What is a Third Party Claim?
Simply stated, the other party was at fault for the accident, making this a third party claim. This removes the limitations set forth by your insurance company on this claim. When you are the named insured and are responsible for an accident, you are bound by the terms of the insurance contract. This contract will limit your insurance company’s liability and will define what they will or won’t pay.
The Terms of the Policy
A prime example of this concerns your rental car allowance. You choose rental car coverage when you initially take out your policy. You pick some daily rate of coverage which the insurance company will pay for a maximum of 30 day. This will allow you to rent a vehicle at your nearest car rental agency to “get you around” while your car is being repaired. This is all well and good when you understand that you were responsible for the accident and you need transportation while your car gets fixed. It makes little difference what kind of vehicle your primary car is, you have signed a contract stating how much the insurance will pay for a replacement vehicle. Done deal!
Another example, which is far more subtle, is the elimination of any responsibility for your company to pay any diminution of value of your vehicle caused by an accident. In fact, most people don’t even know what this loss is. Insurance companies won’t talk about it, agents don’t have a clue about it, and the body shops are scared to death that any diminution of value issues will fall back on them. This is perhaps the insurance industry’s most guarded secret. None will admit that Diminished Value even exits!
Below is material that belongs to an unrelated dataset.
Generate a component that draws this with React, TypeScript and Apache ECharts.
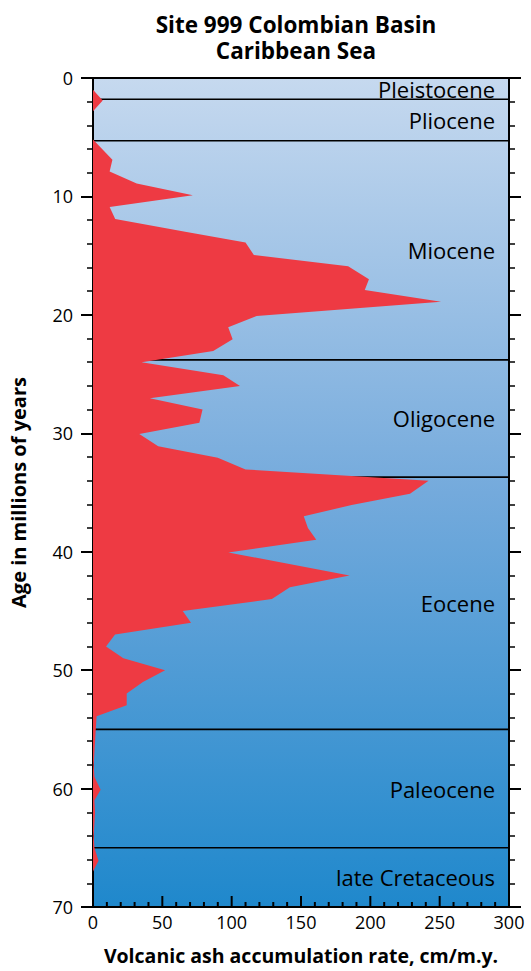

However, it is written into your policy that they won’t pay a cent for it.
There are now several states which are forcing the insurance companies to recognize Diminished Value and pay these legitimate claims to their insured.
The Accident Wasn’t my Fault!
Since the accident wasn’t your fault and you are being “made whole” by the other party, the contractual problem caused by your insurance policy no longer exists. There is no contract between you and the “at fault” driver’s insurance company. You are now free to recover your loss. For more helpful information, download our FREE e-Book: R2A’s Guide to Loss Recovery.
What Losses Can I Now Recover?
When you are a 3rd party (claimant) in an action, there is no contract to preclude you from recovering Diminished Value and Loss of Usage claims. This is particularly of interest when you have a new or nearly new vehicle or high end car.
Concerning Loss of Use, most insurance companies will only pay a maximum of $50 to $65 per day toward your rental car. If you are a claimant driving a BMW, Mercedes, Audi, Porsche…this won’t begin to rent an exact replacement vehicle to which you are entitled. To rent these types of high end vehicles will cost you several hundred dollars per day in some cases. You are owed the rental costs for your exact vehicle for the full period of time yours is in the shop, even if you don’t need a rental car!
Diminished Value just makes plain sense! No one in their right mind would be willing to pay as much for your previously wrecked and repaired vehicle when compared to one which has never been in an accident. You might not realize this loss now; but like death and taxes, sooner or later it will catch up to you!